The PSAT is an exam created by the College Board, and its primary purpose is to prepare high school students for the SAT. If you’re a junior, taking the test also gives you a shot at qualifying for the National Merit Scholarship Program. Younger students may take the PSAT 8, 9, or 10 (corresponding with their grade levels), which offer practice for the the real thing. Either way, the 24 hours before the test are crucial, so listen up!
Preparing for any test requires studying. In your case, though, it’s a little late for that. Cramming might even backfire. Now, with just a day left before the test, there are more important things to focus on, like putting matching shoes on your feet and remembering where the test room is. In the next 24 hours, you should focus on these four things:
1. Eat to fuel your brain.
Tell your brain it’s time to shine by waking it up with the proper nutrients. Over the next 24 hours, you should have about two liters of water. That can come from your Aquafina, tap water, fruit, vegetables, and even coffee. Some foods that can power up your brain are:
- Berries (blueberries are great for memory)

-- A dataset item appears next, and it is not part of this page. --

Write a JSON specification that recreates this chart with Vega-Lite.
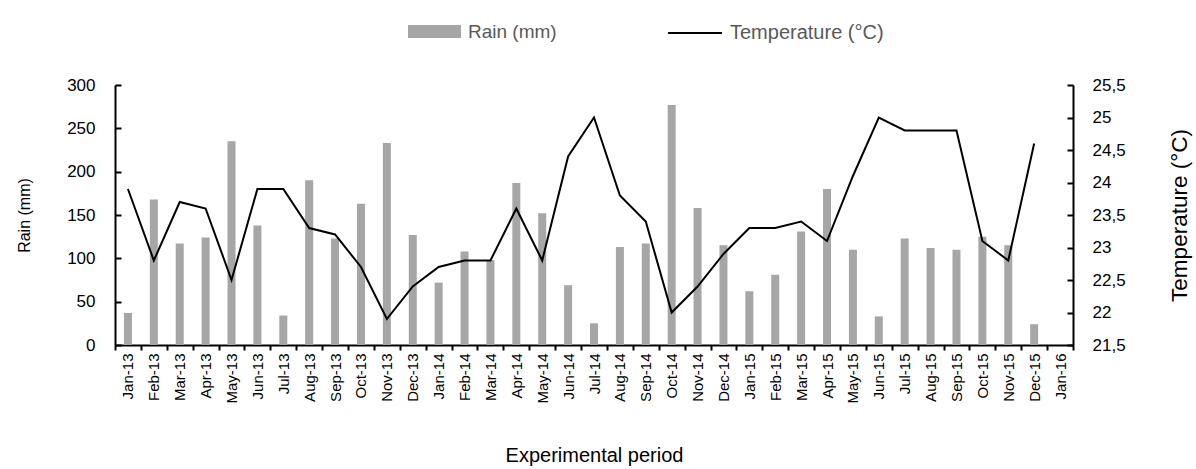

- Apples (it’s an energy booster, too)
- Broccoli and other leafy green vegetables
- Trail mix
- Sunflower seeds
2. Pack your things the night before.
Get it done early and double-check that you have everything the morning of. The last thing you need is to wind up running late or being kicked out of the exam for having banned materials.
Here’s your checklist:
- A photo ID
- Two No. 2 pencils
- A sharpener
- An eraser
- An acceptable calculator
- Extra batteries
Here’s what we suggest you also bring:
- A watch without an alarm
- Your social security number (memorized)
- Your email address
- Layers to stay warm in the test room
- A water bottle and small, healthy snack
Here’s what you should definitely NOT bring:
- Your phone or iPod
- A watch or timer with an alarm
3. Know the test structure.
The PSAT includes evidence-based reading and writing and a math section. The literacy section is broken up into two parts: reading, which provides 60 minutes to answer 47 questions, and writing, which gives you 35 minutes to answer 44 questions. Then, there are two math sections. A calculator is permitted on only one of those sections, which is 45 minutes long. The no-calculator math section gives you 25 minutes. Knowing the test structure will allow you to pace yourself easier. For even more help, use the watch we mentioned earlier—you know, the one with no alarm. You can thank us later.
4. Get a good night’s sleep.
Sleep and brain function are closely related. In fact, they are so deeply intertwined that if you pull an all-nighter cramming for your exam, you’re doing yourself an injustice. The National Sleep Foundation suggests that teenagers get at least nine hours of shut-eye. On top of needing to rest up for the test, your body and brain are still developing and need sleep in order to grow.